* _PROBLEM STATEMENT_: Quote from the first line below through the line that contains "const seriesLabels = ['Resealed', 'Non-resealed'];", both included, and leave the pictures out.

########

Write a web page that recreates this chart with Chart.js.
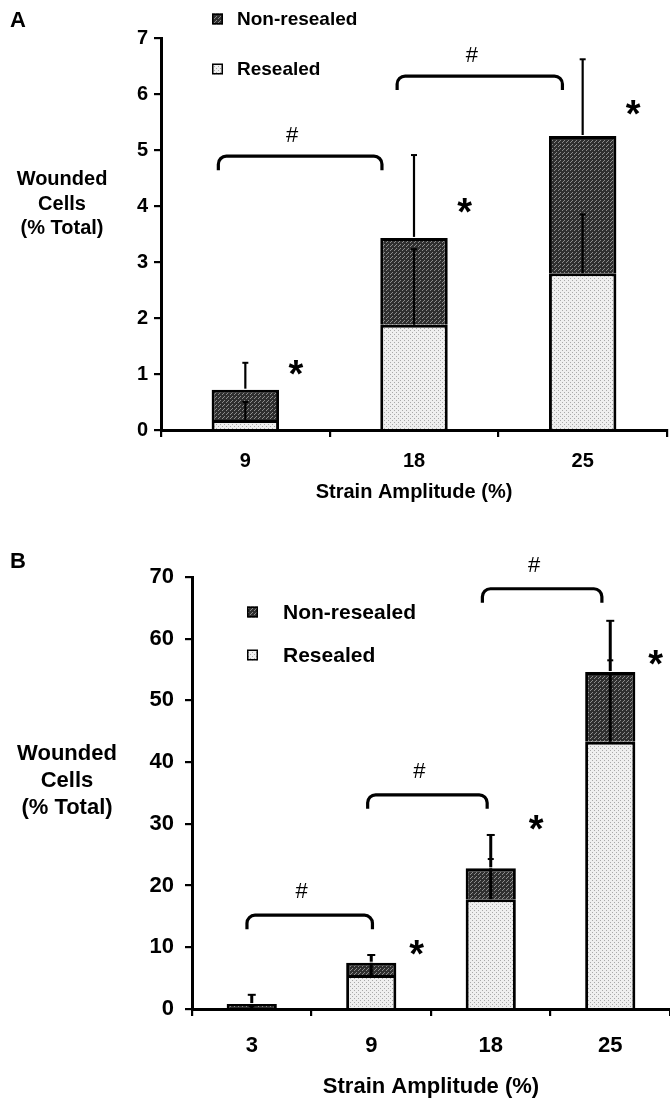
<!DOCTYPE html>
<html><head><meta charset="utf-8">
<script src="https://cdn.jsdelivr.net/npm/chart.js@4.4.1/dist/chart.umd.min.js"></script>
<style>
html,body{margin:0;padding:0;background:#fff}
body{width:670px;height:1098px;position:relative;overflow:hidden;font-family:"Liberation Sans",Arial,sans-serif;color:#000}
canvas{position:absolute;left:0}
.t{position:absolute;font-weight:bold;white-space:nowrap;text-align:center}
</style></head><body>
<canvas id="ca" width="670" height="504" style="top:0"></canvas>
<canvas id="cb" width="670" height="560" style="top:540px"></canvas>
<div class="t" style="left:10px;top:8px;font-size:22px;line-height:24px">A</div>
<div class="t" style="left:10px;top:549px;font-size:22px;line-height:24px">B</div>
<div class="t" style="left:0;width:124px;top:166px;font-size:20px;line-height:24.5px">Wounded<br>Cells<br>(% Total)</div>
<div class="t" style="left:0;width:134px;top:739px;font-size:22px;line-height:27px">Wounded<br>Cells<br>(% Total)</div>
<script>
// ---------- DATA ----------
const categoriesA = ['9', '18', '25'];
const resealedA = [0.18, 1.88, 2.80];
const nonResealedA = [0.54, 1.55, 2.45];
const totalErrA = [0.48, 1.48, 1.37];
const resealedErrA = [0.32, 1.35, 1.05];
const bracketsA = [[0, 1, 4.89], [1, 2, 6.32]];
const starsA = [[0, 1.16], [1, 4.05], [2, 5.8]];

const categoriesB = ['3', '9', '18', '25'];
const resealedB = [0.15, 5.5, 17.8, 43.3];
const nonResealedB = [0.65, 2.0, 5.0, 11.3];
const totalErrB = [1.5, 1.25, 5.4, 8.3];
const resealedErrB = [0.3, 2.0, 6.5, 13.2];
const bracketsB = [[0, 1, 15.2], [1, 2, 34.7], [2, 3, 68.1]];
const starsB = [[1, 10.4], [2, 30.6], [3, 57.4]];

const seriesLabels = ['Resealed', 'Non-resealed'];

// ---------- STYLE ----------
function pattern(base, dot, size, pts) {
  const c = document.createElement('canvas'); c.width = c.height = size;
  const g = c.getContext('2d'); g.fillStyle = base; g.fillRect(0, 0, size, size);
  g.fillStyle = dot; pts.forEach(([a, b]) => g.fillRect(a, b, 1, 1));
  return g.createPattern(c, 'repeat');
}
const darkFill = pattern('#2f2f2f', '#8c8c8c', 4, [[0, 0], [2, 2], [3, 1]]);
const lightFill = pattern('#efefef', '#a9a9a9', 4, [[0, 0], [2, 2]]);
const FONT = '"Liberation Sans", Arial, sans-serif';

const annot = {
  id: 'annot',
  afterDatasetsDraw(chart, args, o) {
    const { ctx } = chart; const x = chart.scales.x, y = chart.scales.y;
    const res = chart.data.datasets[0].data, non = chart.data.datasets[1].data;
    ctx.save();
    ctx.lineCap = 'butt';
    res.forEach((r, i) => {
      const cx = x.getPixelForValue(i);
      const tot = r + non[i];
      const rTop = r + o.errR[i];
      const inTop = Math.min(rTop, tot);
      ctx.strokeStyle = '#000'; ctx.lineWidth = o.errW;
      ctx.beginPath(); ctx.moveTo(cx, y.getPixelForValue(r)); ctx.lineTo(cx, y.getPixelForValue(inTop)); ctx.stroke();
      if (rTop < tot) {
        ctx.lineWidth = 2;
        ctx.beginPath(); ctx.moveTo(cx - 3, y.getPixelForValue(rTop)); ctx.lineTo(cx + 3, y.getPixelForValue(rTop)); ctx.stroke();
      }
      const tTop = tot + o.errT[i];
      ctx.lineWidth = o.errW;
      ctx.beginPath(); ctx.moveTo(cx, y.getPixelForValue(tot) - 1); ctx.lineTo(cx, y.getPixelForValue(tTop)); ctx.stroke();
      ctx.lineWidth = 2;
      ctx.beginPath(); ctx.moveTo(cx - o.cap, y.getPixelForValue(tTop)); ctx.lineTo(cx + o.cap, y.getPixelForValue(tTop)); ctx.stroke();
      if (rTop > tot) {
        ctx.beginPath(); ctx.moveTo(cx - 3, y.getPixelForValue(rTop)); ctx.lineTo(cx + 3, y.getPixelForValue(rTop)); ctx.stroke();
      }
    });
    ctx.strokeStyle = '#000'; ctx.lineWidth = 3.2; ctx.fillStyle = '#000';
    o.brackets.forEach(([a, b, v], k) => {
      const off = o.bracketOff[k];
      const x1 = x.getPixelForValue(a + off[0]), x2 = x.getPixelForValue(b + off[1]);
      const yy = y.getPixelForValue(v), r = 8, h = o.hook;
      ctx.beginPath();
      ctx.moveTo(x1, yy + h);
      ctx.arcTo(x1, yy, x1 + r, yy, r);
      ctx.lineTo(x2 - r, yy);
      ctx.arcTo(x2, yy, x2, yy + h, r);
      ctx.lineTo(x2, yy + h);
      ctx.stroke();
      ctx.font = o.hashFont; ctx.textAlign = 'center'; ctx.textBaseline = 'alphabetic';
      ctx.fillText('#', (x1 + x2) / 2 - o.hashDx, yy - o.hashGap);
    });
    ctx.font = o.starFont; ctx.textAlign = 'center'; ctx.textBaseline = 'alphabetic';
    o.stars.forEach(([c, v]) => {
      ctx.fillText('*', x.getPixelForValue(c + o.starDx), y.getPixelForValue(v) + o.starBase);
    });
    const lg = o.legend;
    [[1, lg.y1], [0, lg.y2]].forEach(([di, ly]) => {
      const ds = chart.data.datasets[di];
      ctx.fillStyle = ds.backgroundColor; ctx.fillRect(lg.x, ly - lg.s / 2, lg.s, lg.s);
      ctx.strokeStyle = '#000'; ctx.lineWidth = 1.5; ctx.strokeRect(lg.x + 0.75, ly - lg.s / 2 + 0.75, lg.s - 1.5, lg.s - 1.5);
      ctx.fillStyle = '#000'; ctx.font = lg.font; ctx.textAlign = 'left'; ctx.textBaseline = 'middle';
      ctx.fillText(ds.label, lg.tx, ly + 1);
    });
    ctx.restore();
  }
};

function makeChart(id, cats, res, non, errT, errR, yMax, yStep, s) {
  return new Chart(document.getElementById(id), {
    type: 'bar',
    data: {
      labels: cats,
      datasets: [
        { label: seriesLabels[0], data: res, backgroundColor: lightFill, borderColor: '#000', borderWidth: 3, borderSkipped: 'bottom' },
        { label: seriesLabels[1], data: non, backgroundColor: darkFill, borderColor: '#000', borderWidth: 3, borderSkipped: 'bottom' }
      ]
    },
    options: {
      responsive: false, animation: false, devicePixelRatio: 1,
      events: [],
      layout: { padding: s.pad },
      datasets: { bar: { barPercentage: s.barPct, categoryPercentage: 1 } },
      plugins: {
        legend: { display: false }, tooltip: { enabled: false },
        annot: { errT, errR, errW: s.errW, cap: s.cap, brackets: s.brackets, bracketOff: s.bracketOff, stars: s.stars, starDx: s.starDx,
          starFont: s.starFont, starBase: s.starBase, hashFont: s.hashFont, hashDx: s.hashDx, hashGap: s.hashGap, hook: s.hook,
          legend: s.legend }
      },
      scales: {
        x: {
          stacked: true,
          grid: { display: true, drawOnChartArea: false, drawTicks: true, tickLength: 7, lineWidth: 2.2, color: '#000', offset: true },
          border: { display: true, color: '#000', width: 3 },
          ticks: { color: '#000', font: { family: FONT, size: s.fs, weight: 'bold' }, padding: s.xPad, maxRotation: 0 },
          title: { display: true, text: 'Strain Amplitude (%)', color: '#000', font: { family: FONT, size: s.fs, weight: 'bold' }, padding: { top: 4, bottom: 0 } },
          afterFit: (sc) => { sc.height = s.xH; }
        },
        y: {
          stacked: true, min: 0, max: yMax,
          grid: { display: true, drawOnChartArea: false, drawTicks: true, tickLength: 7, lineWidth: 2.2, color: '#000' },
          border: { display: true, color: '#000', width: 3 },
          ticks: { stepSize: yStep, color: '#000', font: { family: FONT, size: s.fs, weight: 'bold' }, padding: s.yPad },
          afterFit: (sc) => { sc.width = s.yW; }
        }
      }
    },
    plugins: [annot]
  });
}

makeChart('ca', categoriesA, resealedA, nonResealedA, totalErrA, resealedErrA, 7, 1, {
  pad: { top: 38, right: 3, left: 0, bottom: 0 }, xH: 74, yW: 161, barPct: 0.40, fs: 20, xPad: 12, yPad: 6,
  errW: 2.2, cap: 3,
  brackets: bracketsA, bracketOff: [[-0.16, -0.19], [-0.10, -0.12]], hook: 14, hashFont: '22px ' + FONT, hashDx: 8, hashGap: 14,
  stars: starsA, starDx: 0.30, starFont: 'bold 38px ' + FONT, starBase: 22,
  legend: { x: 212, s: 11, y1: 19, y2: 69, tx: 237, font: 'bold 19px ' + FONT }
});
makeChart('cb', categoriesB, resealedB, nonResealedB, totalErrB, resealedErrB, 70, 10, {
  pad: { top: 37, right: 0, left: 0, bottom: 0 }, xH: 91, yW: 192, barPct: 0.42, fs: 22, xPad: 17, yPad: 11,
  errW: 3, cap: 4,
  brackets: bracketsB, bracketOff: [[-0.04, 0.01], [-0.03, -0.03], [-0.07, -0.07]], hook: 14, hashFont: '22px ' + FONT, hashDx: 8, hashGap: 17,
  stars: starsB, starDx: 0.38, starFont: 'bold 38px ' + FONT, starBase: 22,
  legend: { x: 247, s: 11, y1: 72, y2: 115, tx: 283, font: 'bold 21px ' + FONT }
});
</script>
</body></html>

########

* _RESULT OF THIS TASK_:
Write a web page that recreates this chart with Chart.js.
<!DOCTYPE html>
<html><head><meta charset="utf-8">
<script src="https://cdn.jsdelivr.net/npm/chart.js@4.4.1/dist/chart.umd.min.js"></script>
<style>
html,body{margin:0;padding:0;background:#fff}
body{width:670px;height:1098px;position:relative;overflow:hidden;font-family:"Liberation Sans",Arial,sans-serif;color:#000}
canvas{position:absolute;left:0}
.t{position:absolute;font-weight:bold;white-space:nowrap;text-align:center}
</style></head><body>
<canvas id="ca" width="670" height="504" style="top:0"></canvas>
<canvas id="cb" width="670" height="560" style="top:540px"></canvas>
<div class="t" style="left:10px;top:8px;font-size:22px;line-height:24px">A</div>
<div class="t" style="left:10px;top:549px;font-size:22px;line-height:24px">B</div>
<div class="t" style="left:0;width:124px;top:166px;font-size:20px;line-height:24.5px">Wounded<br>Cells<br>(% Total)</div>
<div class="t" style="left:0;width:134px;top:739px;font-size:22px;line-height:27px">Wounded<br>Cells<br>(% Total)</div>
<script>
// ---------- DATA ----------
const categoriesA = ['9', '18', '25'];
const resealedA = [0.18, 1.88, 2.80];
const nonResealedA = [0.54, 1.55, 2.45];
const totalErrA = [0.48, 1.48, 1.37];
const resealedErrA = [0.32, 1.35, 1.05];
const bracketsA = [[0, 1, 4.89], [1, 2, 6.32]];
const starsA = [[0, 1.16], [1, 4.05], [2, 5.8]];

const categoriesB = ['3', '9', '18', '25'];
const resealedB = [0.15, 5.5, 17.8, 43.3];
const nonResealedB = [0.65, 2.0, 5.0, 11.3];
const totalErrB = [1.5, 1.25, 5.4, 8.3];
const resealedErrB = [0.3, 2.0, 6.5, 13.2];
const bracketsB = [[0, 1, 15.2], [1, 2, 34.7], [2, 3, 68.1]];
const starsB = [[1, 10.4], [2, 30.6], [3, 57.4]];

const seriesLabels = ['Resealed', 'Non-resealed'];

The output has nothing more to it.